▸ WORK REQUIRED: Filter these entries, keeping only lines that hold the word "this".

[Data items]
========================================================================

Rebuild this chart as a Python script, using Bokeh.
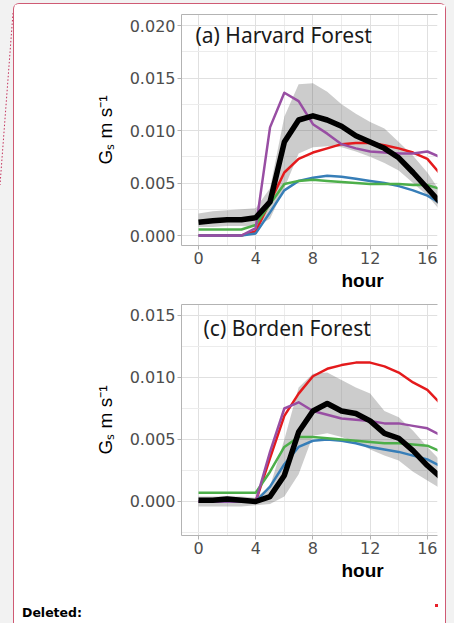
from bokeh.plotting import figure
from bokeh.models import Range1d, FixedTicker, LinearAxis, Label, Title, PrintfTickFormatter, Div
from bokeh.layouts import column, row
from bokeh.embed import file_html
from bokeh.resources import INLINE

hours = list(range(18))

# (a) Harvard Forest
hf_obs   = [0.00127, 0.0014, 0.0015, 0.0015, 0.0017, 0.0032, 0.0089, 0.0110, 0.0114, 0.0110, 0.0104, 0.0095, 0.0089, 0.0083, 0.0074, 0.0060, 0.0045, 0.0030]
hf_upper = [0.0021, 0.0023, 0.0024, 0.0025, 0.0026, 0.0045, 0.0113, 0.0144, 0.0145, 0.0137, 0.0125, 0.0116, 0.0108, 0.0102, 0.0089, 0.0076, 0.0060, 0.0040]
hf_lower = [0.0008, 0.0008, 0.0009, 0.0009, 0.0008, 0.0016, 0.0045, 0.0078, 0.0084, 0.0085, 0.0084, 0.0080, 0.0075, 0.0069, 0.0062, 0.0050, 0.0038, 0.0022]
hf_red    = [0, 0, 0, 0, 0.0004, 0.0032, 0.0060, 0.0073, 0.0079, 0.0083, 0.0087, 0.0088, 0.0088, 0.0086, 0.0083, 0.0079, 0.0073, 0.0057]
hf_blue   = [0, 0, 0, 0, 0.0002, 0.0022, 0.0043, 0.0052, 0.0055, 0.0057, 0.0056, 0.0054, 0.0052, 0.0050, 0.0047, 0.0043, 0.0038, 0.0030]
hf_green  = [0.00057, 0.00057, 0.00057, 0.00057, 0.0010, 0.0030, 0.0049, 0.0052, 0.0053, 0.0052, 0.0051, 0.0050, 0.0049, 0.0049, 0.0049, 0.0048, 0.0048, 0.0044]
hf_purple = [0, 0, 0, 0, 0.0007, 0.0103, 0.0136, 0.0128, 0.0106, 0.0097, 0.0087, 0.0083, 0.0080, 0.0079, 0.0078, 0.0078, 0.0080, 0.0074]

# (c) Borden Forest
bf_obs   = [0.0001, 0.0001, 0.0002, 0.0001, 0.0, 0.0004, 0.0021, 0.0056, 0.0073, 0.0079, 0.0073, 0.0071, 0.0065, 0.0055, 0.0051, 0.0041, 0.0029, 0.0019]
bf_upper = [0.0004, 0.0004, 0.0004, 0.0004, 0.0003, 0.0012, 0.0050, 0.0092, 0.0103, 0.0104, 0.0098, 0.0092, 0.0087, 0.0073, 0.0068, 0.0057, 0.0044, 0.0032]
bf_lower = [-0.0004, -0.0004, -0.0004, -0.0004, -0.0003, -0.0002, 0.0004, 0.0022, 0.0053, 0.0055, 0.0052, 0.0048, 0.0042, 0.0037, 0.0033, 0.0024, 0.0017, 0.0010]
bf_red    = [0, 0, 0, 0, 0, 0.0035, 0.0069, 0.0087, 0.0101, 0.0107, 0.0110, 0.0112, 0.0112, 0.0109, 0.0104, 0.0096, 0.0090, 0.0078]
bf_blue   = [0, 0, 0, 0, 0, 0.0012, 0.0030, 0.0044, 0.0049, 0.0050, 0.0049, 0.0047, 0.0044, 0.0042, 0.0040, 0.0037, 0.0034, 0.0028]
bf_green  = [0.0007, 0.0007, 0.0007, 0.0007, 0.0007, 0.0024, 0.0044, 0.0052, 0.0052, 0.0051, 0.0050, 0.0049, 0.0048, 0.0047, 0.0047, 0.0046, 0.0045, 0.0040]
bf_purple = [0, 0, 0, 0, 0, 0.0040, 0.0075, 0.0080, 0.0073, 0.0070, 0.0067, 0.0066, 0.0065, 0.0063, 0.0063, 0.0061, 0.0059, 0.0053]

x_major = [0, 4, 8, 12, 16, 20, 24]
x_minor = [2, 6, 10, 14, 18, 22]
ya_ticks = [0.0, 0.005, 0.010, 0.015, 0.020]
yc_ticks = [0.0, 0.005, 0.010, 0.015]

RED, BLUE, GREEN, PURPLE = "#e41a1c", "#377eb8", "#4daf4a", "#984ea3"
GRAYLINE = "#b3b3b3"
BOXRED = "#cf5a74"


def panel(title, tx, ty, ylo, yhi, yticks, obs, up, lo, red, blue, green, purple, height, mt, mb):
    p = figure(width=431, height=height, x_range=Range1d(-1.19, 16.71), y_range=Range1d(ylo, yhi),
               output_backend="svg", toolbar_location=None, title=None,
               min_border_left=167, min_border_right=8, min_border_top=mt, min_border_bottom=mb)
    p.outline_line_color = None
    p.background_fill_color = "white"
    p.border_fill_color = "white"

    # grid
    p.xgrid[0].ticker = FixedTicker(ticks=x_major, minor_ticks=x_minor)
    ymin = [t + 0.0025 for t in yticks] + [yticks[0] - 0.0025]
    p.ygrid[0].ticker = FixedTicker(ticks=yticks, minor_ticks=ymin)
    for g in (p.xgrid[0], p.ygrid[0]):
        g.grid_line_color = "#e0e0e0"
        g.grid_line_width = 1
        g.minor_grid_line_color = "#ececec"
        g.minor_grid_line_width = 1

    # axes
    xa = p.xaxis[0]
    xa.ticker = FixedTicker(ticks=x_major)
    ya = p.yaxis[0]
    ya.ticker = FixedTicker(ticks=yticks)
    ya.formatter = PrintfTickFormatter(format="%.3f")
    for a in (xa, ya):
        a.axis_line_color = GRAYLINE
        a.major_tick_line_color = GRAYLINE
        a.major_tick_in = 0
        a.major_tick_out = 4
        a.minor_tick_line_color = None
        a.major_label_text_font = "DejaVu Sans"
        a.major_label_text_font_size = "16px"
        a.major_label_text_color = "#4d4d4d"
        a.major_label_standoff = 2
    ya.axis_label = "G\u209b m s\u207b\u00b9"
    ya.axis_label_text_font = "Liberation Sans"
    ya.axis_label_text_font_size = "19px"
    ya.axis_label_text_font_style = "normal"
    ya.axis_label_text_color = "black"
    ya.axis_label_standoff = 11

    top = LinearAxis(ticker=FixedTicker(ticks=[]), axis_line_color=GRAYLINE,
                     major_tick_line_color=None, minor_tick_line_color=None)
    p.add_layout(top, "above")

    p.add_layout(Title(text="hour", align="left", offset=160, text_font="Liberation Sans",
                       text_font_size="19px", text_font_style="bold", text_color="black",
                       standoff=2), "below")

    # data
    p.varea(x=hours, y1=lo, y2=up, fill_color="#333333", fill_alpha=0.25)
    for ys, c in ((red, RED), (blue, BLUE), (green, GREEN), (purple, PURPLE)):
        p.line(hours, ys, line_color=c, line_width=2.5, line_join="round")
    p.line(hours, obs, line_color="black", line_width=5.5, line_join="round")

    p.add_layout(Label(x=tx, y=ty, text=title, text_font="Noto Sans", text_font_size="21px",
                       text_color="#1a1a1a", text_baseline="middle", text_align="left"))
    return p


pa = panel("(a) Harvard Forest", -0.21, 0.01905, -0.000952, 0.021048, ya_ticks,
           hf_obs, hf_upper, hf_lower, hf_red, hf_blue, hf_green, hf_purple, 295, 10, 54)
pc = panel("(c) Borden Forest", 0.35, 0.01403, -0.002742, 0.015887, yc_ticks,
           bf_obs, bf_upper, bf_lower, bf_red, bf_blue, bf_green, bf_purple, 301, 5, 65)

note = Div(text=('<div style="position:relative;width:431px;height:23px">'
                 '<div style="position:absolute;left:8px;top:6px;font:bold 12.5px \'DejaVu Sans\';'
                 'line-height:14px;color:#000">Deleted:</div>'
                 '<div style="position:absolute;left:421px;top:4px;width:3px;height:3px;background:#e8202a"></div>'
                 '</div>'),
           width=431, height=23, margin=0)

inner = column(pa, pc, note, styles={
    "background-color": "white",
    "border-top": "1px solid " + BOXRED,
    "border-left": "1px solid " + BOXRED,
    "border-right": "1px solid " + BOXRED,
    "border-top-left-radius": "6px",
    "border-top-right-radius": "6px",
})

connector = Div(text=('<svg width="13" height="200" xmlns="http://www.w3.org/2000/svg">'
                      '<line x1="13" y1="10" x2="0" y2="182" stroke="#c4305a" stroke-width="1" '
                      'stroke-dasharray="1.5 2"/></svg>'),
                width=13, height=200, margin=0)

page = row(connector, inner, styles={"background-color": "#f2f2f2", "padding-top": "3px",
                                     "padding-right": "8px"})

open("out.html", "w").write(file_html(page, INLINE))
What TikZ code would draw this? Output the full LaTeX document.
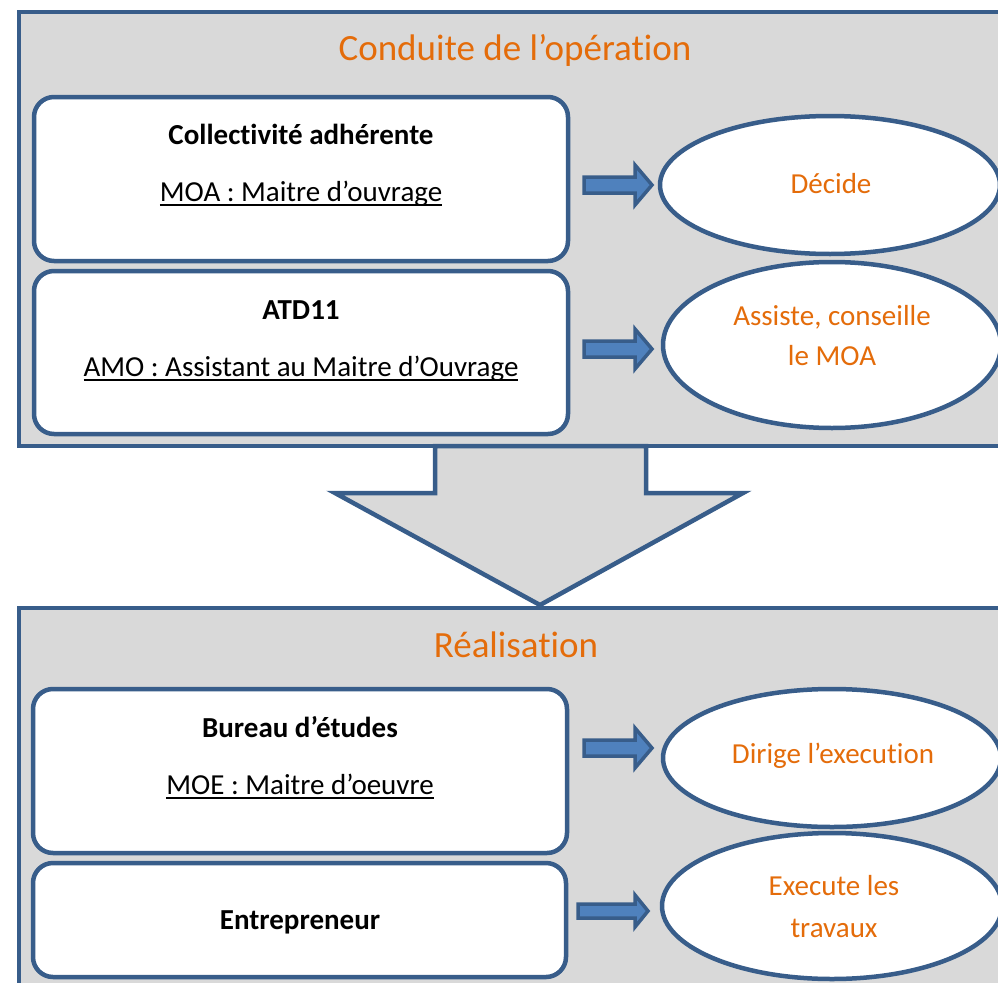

========================================================================

▸ TASK RESULT:
Rebuild this chart as a Python script, using Bokeh.
What TikZ code would draw this? Output the full LaTeX document.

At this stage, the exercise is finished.